• _YOUR GOAL_
Extract all lines that hold the string "Write".

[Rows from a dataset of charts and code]
━━━━━━━━━━

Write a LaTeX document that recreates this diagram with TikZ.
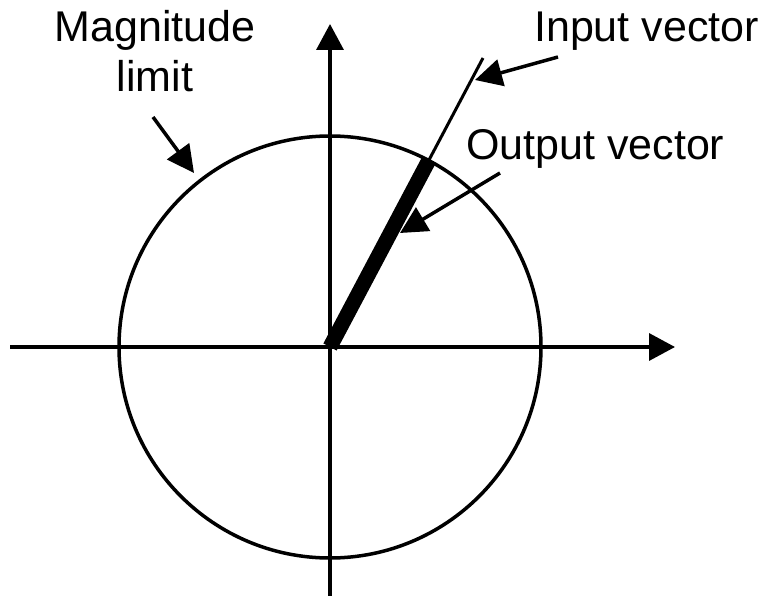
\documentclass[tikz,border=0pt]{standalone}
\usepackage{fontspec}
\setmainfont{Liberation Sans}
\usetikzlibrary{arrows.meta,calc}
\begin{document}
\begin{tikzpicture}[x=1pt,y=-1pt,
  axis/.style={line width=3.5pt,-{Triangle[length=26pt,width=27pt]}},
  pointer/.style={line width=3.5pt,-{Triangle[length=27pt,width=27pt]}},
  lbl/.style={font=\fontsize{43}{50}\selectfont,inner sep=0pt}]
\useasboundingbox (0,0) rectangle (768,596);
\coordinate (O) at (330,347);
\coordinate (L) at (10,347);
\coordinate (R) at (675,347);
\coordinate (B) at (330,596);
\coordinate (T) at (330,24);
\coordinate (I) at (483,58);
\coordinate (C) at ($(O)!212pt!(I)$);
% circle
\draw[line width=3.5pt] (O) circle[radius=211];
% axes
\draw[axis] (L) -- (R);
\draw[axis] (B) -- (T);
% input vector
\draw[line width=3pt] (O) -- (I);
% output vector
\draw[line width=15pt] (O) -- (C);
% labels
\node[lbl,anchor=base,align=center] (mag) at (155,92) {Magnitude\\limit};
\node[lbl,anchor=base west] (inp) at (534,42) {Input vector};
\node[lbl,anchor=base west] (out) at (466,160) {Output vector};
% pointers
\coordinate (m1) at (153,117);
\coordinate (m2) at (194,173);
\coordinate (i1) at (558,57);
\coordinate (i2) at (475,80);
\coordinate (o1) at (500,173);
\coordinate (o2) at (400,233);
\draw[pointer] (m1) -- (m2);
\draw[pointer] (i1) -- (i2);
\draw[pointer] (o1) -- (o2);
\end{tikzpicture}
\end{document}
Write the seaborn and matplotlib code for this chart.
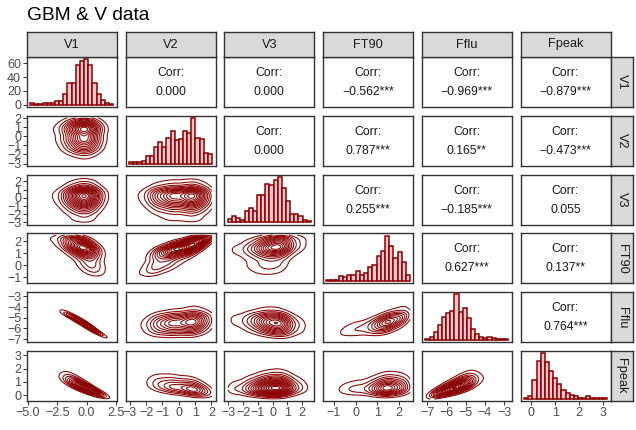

━━━━━━━━━━

• _WRITTEN REPLY_
Write a LaTeX document that recreates this diagram with TikZ.
Write the seaborn and matplotlib code for this chart.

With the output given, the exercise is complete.